While Lebron was certainly accurate -- we all woke up today with the same life we had yesterday -- he will not. He had again besmirched his reputation. He seems to be ready to cash in whatever chips of public good will he had remaining after his "Escape to South Beach" escapade last year.
Lebron James is not the first public person to demonstrate acute arrogance and an utter disdain for the general public. One would have thought, however, that Lebron would have learned to handle failure by now. His remark reminded me of Richard Nixon castigating the press after losing the governor's race in California in 1962: "You won't have Nixon to kick around anymore because, gentlemen, this is my last press conference." Nixon, of course, did not keep this promise, much to our national regret.

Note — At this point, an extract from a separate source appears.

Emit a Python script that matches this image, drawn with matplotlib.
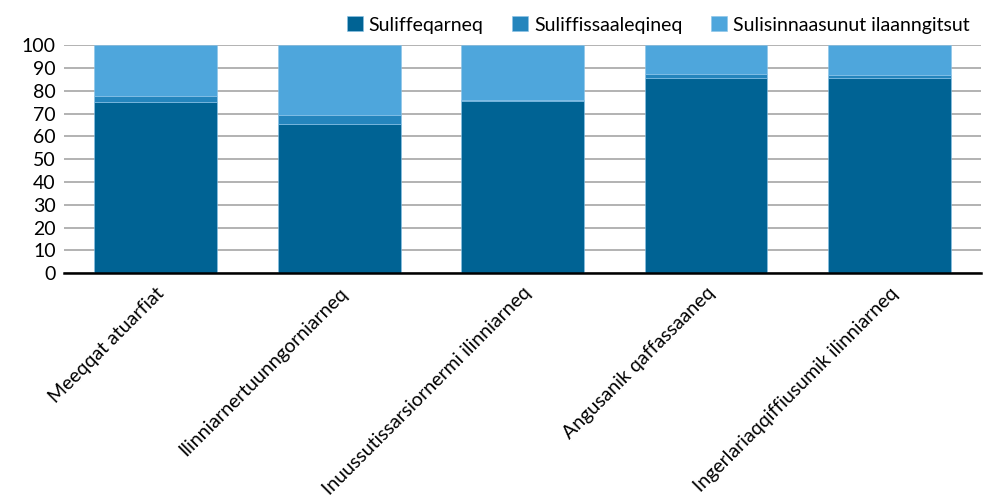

Lebron will likely get some good public relations coaching over the summer and come back ready to lead his Heat teammates towards their first championship, assuming there is a season this fall -- a major assumption considering the current state of the labor talks.
We have a tacit arrangement with professional athletes that requires both sides of the bargain to stay within their appointed roles. As fans, we complain about our heroes when they fail to perform up to our expectations. We complain about how much they get paid. We criticize their lack of loyalty. We share their victories and suffer along with them when they lose. In exchange, professional athletes are supposed to perform to the best of their abilities and thank us for our support. We can ridicule them. They cannot ridicule us.
Occasionally, both sides break the bargain. Fans have been known to throw things at athletes while they are playing. Hurling epithets is allowed; nine-volt batteries are not. We must also stay off the playing surface. They play the game; we don't. Occasionally, when lubricated with enough beer we forget those limitations and run out on field, but for the most part we respect the proscenium boundaries. Athletes are our heroes and (like it or not) our role models and, in exchange for the public glory and their abundant pay, they relinquish some of their privacy.
Most athletes understand those rules, although that has not always been the case. Ty Cobb once entered the stands in New York to beat up a severely handicapped heckler. When he was not beating up fans, he was attacking hotel service workers and beating up his teammates. Thank goodness, he was the exception and not the rule. And then there are the athletes who used performance-enhancing drugs. While clearly violating either the rules of the game or the law, they have only done so to try to play better. For a while, we even enjoyed their enhanced performances.
But athletes should not remind us about the hum-drum lives we lead as compared with their lives -- the lives of the rich and famous. Lebron was understandably upset, and maybe he can be excused. In less than a year, however, he has transformed his personae from the shining knight of Akron, Ohio to the spoiled brat of South Beach. That's a shame.